Stated goal
Locate every line in the records below that holds the word "this" and return each one.

# # #

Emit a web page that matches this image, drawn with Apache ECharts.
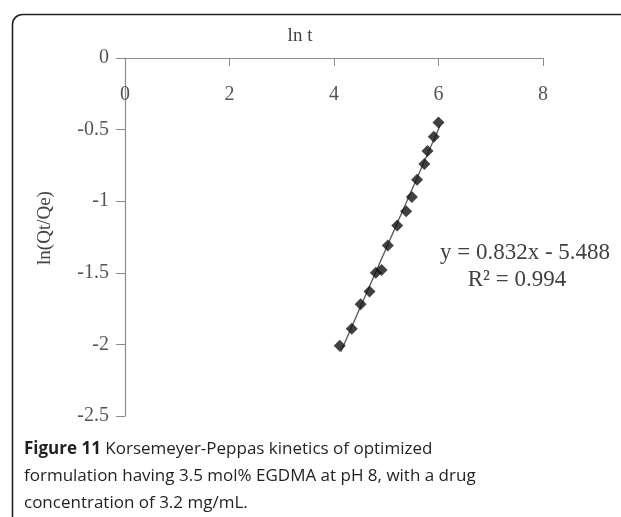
<!DOCTYPE html>
<html>
<head>
<meta charset="utf-8">
<script src="https://cdn.jsdelivr.net/npm/echarts@6/dist/echarts.min.js"></script>
<style>
html,body{margin:0;padding:0;background:#fff;}
#c{width:621px;height:517px;}
</style>
</head>
<body>
<div id="c"></div>
<script>
// Data
var lnT = [6.00, 5.91, 5.79, 5.73, 5.59, 5.49, 5.38, 5.21, 5.03, 4.91, 4.80, 4.68, 4.51, 4.34, 4.11];
var lnQ = [-0.45, -0.55, -0.65, -0.74, -0.85, -0.97, -1.07, -1.17, -1.31, -1.48, -1.50, -1.63, -1.72, -1.89, -2.01];
var fitSlope = 0.832;
var fitIntercept = -5.488;
var fitRange = [4.13, 6.03];
var xTicks = [0, 2, 4, 6, 8];
var yTicks = [0, -0.5, -1, -1.5, -2, -2.5];
var xName = 'ln t';
var yName = 'ln(Qt/Qe)';
var eqText = 'y = 0.832x - 5.488';
var r2Text = 'R² = 0.994';
var captionBold = 'Figure 11';
var captionRest = ' Korsemeyer-Peppas kinetics of optimized';
var captionLines = ['formulation having 3.5 mol% EGDMA at pH 8, with a drug', 'concentration of 3.2 mg/mL.'];

var pts = lnT.map(function (x, i) { return [x, lnQ[i]]; });
var fitPts = fitRange.map(function (x) { return [x, fitSlope * x + fitIntercept]; });

var chart = echarts.init(document.getElementById('c'));
var serif = '"Liberation Serif", "Times New Roman", serif';
var sans = '"Open Sans", "Noto Sans", sans-serif';
var axisGray = '#8c8c8c';
var textGray = '#555555';

chart.setOption({
  animation: false,
  backgroundColor: '#ffffff',
  grid: { left: 125, right: 78, top: 58, bottom: 101, containLabel: false },
  xAxis: {
    type: 'value', position: 'top', min: 0, max: 8, interval: 2,
    axisLine: { onZero: false, lineStyle: { color: axisGray, width: 1.2 } },
    axisTick: { inside: true, length: 8, lineStyle: { color: axisGray } },
    axisLabel: { inside: true, margin: 27, fontFamily: serif, fontSize: 20, color: textGray, showMinLabel: true,
      formatter: function (v) { return xTicks.indexOf(v) >= 0 ? String(v) : ''; } },
    splitLine: { show: false }
  },
  yAxis: {
    type: 'value', min: -2.5, max: 0, interval: 0.5,
    axisLine: { onZero: false, lineStyle: { color: axisGray, width: 1.2 } },
    axisTick: { length: 9, lineStyle: { color: axisGray } },
    axisLabel: { margin: 16, fontFamily: serif, fontSize: 20, color: textGray,
      formatter: function (v) { return yTicks.indexOf(v) >= 0 ? String(v) : ''; } },
    splitLine: { show: false }
  },
  series: [
    {
      type: 'line', data: fitPts, showSymbol: false, symbol: 'none',
      lineStyle: { color: '#555', width: 1.3 }, z: 1, silent: true
    },
    {
      type: 'scatter', data: pts, symbol: 'diamond', symbolSize: 12,
      itemStyle: { color: '#111111' }, z: 2
    }
  ],
  graphic: [
    { type: 'rect', left: 10, top: 12, shape: { width: 640, height: 540, r: 10 },
      style: { fill: null, stroke: '#222', lineWidth: 1.6 }, z: -1 },
    { type: 'text', x: 300, y: 36, style: { text: xName, font: '19px ' + serif, fill: '#444', textAlign: 'center', textVerticalAlign: 'middle' } },
    { type: 'text', x: 45, y: 228, rotation: Math.PI / 2, style: { text: yName, font: '19px ' + serif, fill: '#444', textAlign: 'center', textVerticalAlign: 'middle' } },
    { type: 'text', x: 525, y: 253, style: { text: eqText, font: '23px ' + serif, fill: '#404040', textAlign: 'center', textVerticalAlign: 'middle' } },
    { type: 'text', x: 517, y: 280, style: { text: r2Text, font: '23px ' + serif, fill: '#404040', textAlign: 'center', textVerticalAlign: 'middle' } },
    { type: 'text', x: 24, y: 436,
      style: {
        text: '{b|' + captionBold + '}{n|' + captionRest + '}\n{n|' + captionLines[0] + '}\n{n|' + captionLines[1] + '}',
        rich: {
          b: { fontFamily: sans, fontSize: 17, fontWeight: 'bold', fill: '#231f20', lineHeight: 27 },
          n: { fontFamily: sans, fontSize: 17, fill: '#231f20', lineHeight: 27 }
        }
      } }
  ]
});
</script>
</body>
</html>
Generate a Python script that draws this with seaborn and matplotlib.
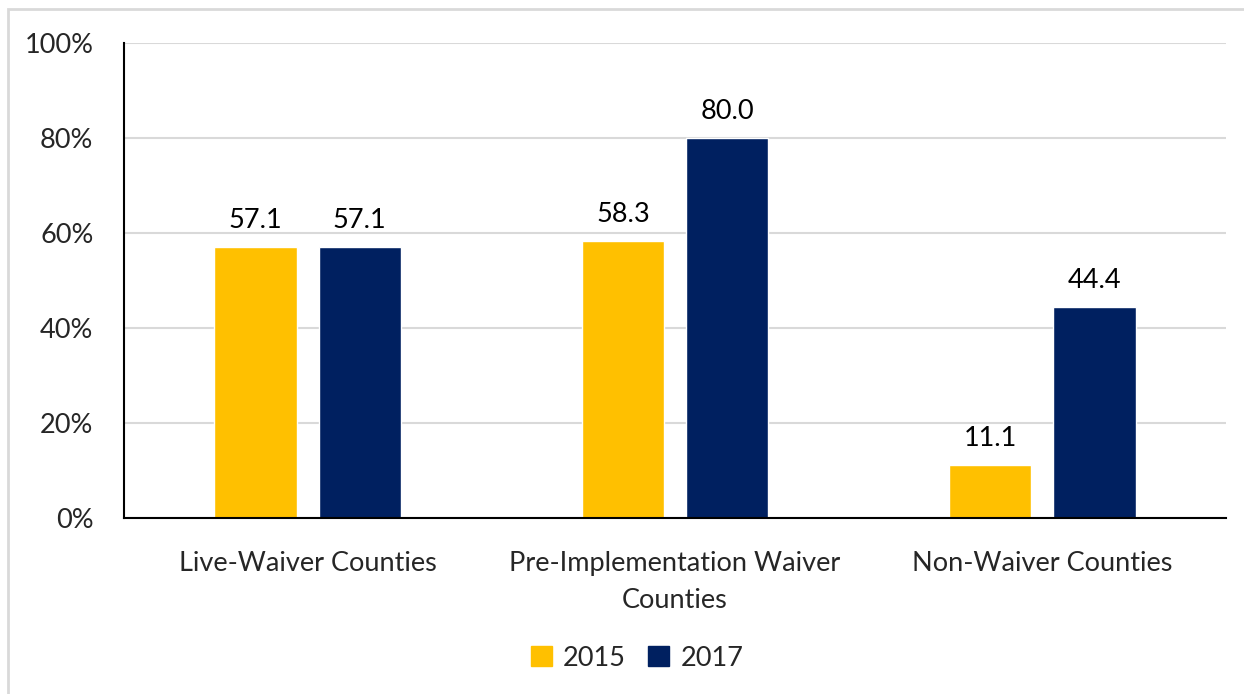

# # #

Response to the exercise
Emit a web page that matches this image, drawn with Apache ECharts.
Generate a Python script that draws this with seaborn and matplotlib.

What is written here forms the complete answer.